----- Dataset records

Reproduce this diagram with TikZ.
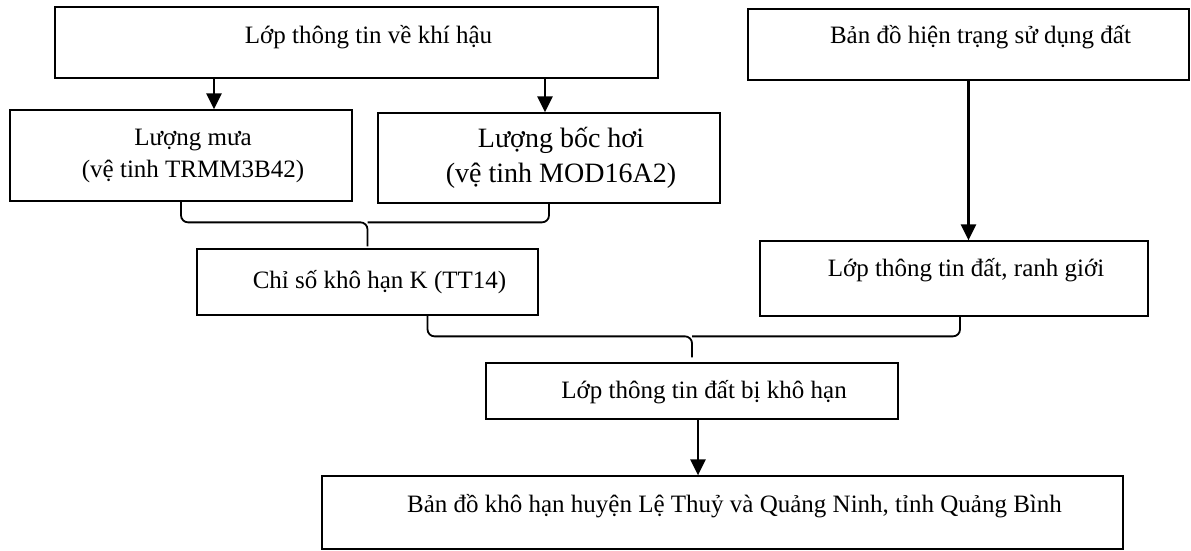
\documentclass[tikz,border=0pt]{standalone}
\usepackage{fontspec}
\setmainfont{Liberation Serif}
\usetikzlibrary{arrows.meta}
\tikzset{box/.style = {draw, line width=1.3pt, inner sep=0pt, align=center, text centered, text height=14pt, text depth=14pt}}
\tikzset{twoline/.style = {text height=, text depth=}}
\tikzset{arr/.style = {line width=2.4pt, -{Triangle[width=15pt,length=16pt]}}}
\tikzset{brc/.style = {line width=1.8pt, rounded corners=7pt}}
\newcommand{\lpad}{\hspace*{24pt}}
\begin{document}
\begin{tikzpicture}[x=1pt, y=-1pt,
  font=\fontsize{25}{32}\selectfont
]
\useasboundingbox (0,0) rectangle (1191,550);

\node[box, minimum width=603pt, minimum height=71pt, text depth=13pt] (b0) at (356.5,42.5) {\lpad Lớp thông tin về khí hậu};
\node[box, minimum width=441pt, minimum height=71pt, text depth=17pt] (b1) at (968.5,44.5) {\lpad Bản đồ hiện trạng sử dụng đất};
\node[box, twoline, minimum width=342pt, minimum height=91pt] (b2) at (181,155.5) {
  \lpad Lượng mưa\\
  \lpad (vệ tinh TRMM3B42)
};
\node[box, twoline, minimum width=342pt, minimum height=90pt, font=\fontsize{28}{35}\selectfont] (b3) at (549,158) {
  \lpad Lượng bốc hơi\\
  \lpad (vệ tinh MOD16A2)
};
\node[box, minimum width=341pt, minimum height=66pt, text depth=2pt] (b4) at (367.5,282) {\lpad Chỉ số khô hạn K (TT14)};
\node[box, minimum width=388pt, minimum height=75pt, text depth=19pt] (b5) at (954,278.5) {\lpad Lớp thông tin đất, ranh giới};
\node[box, minimum width=412pt, minimum height=56pt, text depth=0pt] (b6) at (692,391) {\lpad Lớp thông tin đất bị khô hạn};
\node[box, minimum width=801pt, minimum height=73pt] (b7) at (722.5,512.5) {\lpad Bản đồ khô hạn huyện Lệ Thuỷ và Quảng Ninh, tỉnh Quảng Bình};

\draw[arr]  ([xshift=33pt]b2.north |- b0.south) -- ([xshift=33pt]b2.north);
\draw[arr]  ([xshift=-4pt]b3.north |- b0.south) -- ([xshift=-4pt]b3.north);
\draw[arr]  (b1.south) -- (b1.south |- b5.north);
% braces joining two boxes into one
\draw[brc]  (b2.south) |- ([yshift=26pt]b4.north) -- ([yshift=2pt]b4.north);
\draw[brc]  (b3.south) |- ([yshift=26pt]b4.north);
\draw[brc]  ([xshift=60pt]b4.south) |- ([yshift=26pt]b6.north) -- ([yshift=5pt]b6.north);
\draw[brc]  ([xshift=6pt]b5.south) |- ([yshift=26pt]b6.north);
\draw[arr]  ([xshift=6pt]b6.south) -- ([xshift=6pt]b6.south |- b7.north);

\end{tikzpicture}
\end{document}
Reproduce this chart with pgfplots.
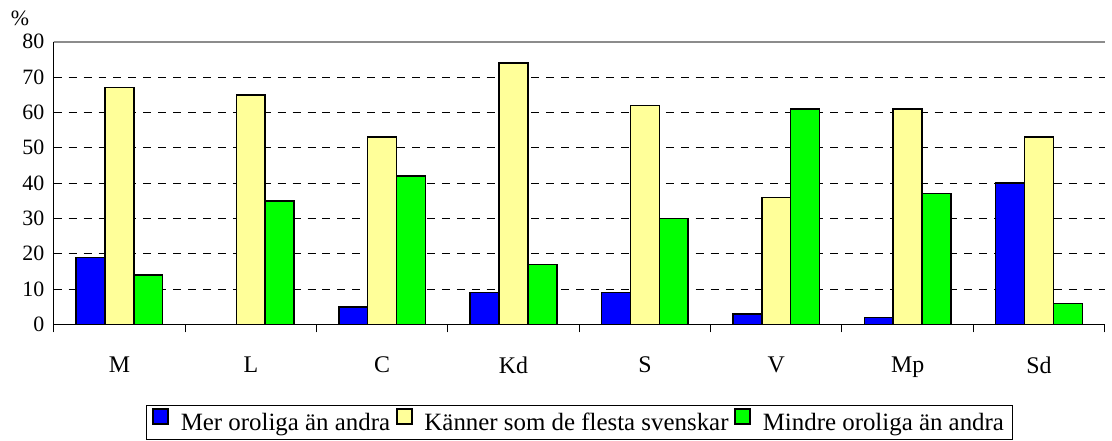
\documentclass[border=0pt]{standalone}
\usepackage{fontspec}
\setmainfont{Liberation Serif}
\newfontfamily\tnr{Liberation Serif}
\usepackage{pgfplots}
\pgfplotsset{compat=1.18}
\begin{document}
\tnr\fontsize{22}{26}\selectfont
\begin{tikzpicture}[font=\tnr\fontsize{22}{26}\selectfont]
\begin{axis}[
  scale only axis,
  width=1056pt, height=284pt,
  ybar=0pt, bar width=29pt,
  xmin=-0.5, xmax=7.5,
  ymin=0, ymax=80,
  ytick={0,10,...,80},
  axis x line*=bottom, axis y line*=left,
  axis line style={black, line width=1pt},
  x axis line style={-}, y axis line style={-},
  ymajorgrids,
  major grid style={black, line width=0.8pt, dash pattern=on 8pt off 7pt},
  major tick length=8pt,
  tick style={black, line width=1pt},
  xtick={-0.5,0.5,...,7.5},
  xticklabels={},
  extra x ticks={0,1,2,3,4,5,6,7},
  extra x tick labels={M,L,C,Kd,S,V,Mp,Sd},
  extra x tick style={major tick length=0pt, xticklabel style={yshift=-25pt, font=\tnr\fontsize{24}{28}\selectfont}, grid=none},
  /pgf/number format/assume math mode=true,
  tick label style={font=\tnr\fontsize{22}{26}\selectfont},
  yticklabel style={xshift=-2pt},
  legend style={at={(0.5,-0.284)}, anchor=north, legend columns=-1, draw=black, line width=0.8pt,
    font=\tnr\fontsize{25}{30}\selectfont, inner xsep=6pt, inner ysep=3pt,
    nodes={inner sep=2pt},
    /tikz/every even column/.append style={column sep=4pt},
    /tikz/every odd column/.append style={column sep=10pt}},
  legend image code/.code={\draw[#1, line width=1.5pt] (0pt,0pt) rectangle (15pt,15pt);},
  every axis plot/.append style={draw=black, line width=1.5pt},
  clip=false,
]
\addplot[fill={rgb,255:red,0;green,0;blue,255}] coordinates {(0,19) (1,0) (2,5) (3,9) (4,9) (5,3) (6,2) (7,40)};
\addplot[fill={rgb,255:red,255;green,255;blue,153}] coordinates {(0,67) (1,65) (2,53) (3,74) (4,62) (5,36) (6,61) (7,53)};
\addplot[fill={rgb,255:red,0;green,255;blue,0}] coordinates {(0,14) (1,35) (2,42) (3,17) (4,30) (5,61) (6,37) (7,6)};
\legend{Mer oroliga än andra,Känner som de flesta svenskar,Mindre oroliga än andra}
\draw[gray!90, line width=1.5pt] (rel axis cs:0,1) -- (rel axis cs:1,1);
\node[anchor=north, inner sep=1pt] at (rel axis cs:0,1) [xshift=-34pt, yshift=32pt] {\%};
\coordinate (tl) at (rel axis cs:0,1);
\coordinate (br) at (rel axis cs:1,0);
\end{axis}
\path ([xshift=-54pt,yshift=42pt]tl) rectangle ([xshift=2pt,yshift=-117pt]br);
\end{tikzpicture}
\end{document}
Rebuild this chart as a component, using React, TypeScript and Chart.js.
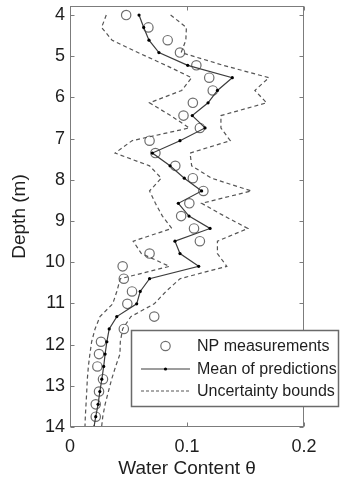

----------

-- Instructions to follow --
Show every line from the entries above in which the word "with" appears.

-- Written solution --
Reproduce this diagram with TikZ.
Reproduce this chart with pgfplots.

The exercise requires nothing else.